Should you ever find yourself in need of investigating some digging/excavation operation, here's what seems to be an unadvertised link:
http://www.managetickets.com/morecApp/t ... .jsp?db=tx
The initial search screen offers a huge number of options, and can look pretty daunting...makes you think at first you need information about the applicant for the work as well as the type of excavation. But all you really need to know is an approximate date range for the work, and be able to identify the general area on a map:
- To the right of the "Ticket Information" field, set a fairly broad date range that you're confident will include the work; 811 checks are supposed to be performed no earlier than 14 days before the digging starts, but if you don't find what you want, try expanding the date range.
- Scroll down to the bottom of the page to find the Google map of Texas.

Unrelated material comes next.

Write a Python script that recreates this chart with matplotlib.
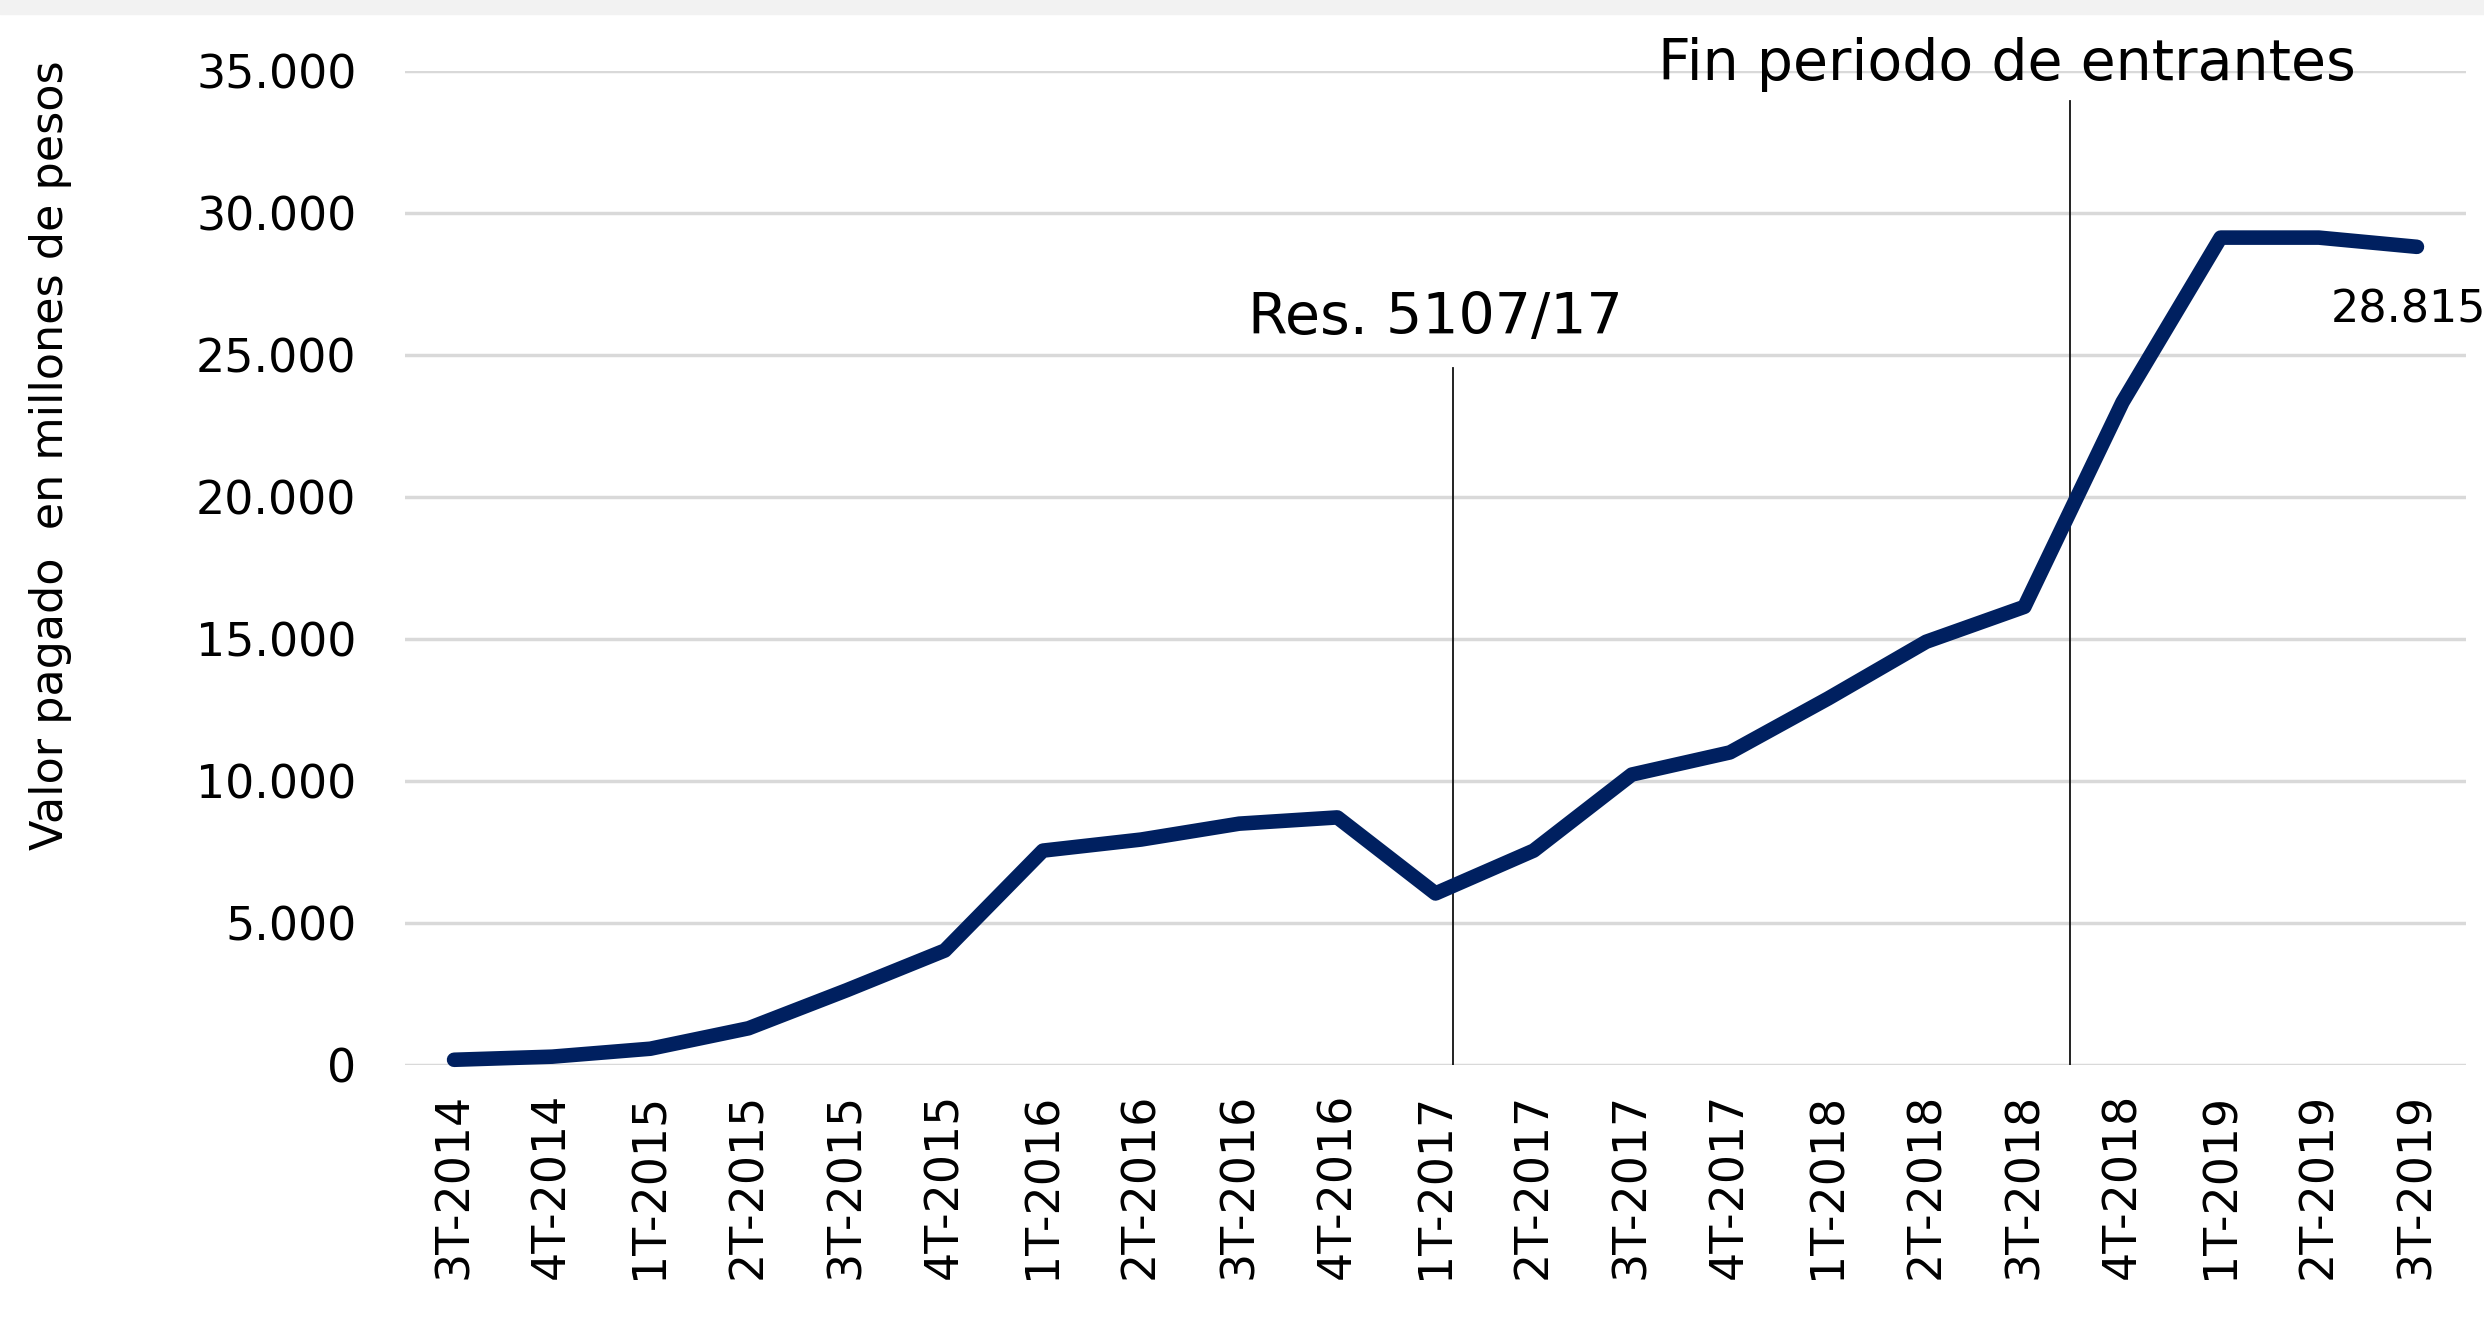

- Zoom in closely enough so that you accurately demarc the area that contains the excavation work. Unless you're in a rural area, you probably want to be zoomed in tightly so that your search results don't include routine street or utilities maintenance.
- Click on the button labeled "Create Polygon." Right-click on the map to add a starting point, and then click around the area to draw a polygon--one point for each click--and finally join the ends of the polygon to close it. The area will be highlighted in yellow.
- The last step is to scroll to the very bottom of the screen, and click "Search." I takes a few seconds to build and display the list, but you'll see a summary of all the known excavation activities with the timeframe and map location you specified. To drill-down into individual entries to get full details, click on the "Ticket #" and, voila!
I'm in the block where that street was previously a dead-end (which also meant no through traffic behind me), but new construction just started taking place where the street terminates. I came home for lunch to find two backhoes dredging out a very large swatch of land parallel to the crude-oil pipeline path--with PVC pipe laying next to the path, obviously for for water/sewage tie-in--and no markers (flags, stakes, paint strips, etc.) to be found to delineate the existing pipeline. Being lunchtime, I saw no one around that looked like a foreman or manager that I might ask, but even if crude oil and not natural gas, I wasn't too excited about the prospect of someone accidentally cracking open that buried pipeline 100 feet from my back fence.
Neither the Call811.com website (http://call811.com/map-page/texas) nor Texas 811 contain a link to the "master" database and, while Lone Star 811 does, it sends you only to a log-in page for members, not one that contains a link to the public database search.
So I called 811 myself and explained what I was trying to find, and the agent pointed me to the search tool linked above. Perfect. Maybe the Texas 811 systems don't feel a link to the public search would be used frequently enough to mention, or perhaps they don't want umpteen hits degrading online performance. Dunno. But it was certainly useful to me, and I found what I wanted to know in about two minutes.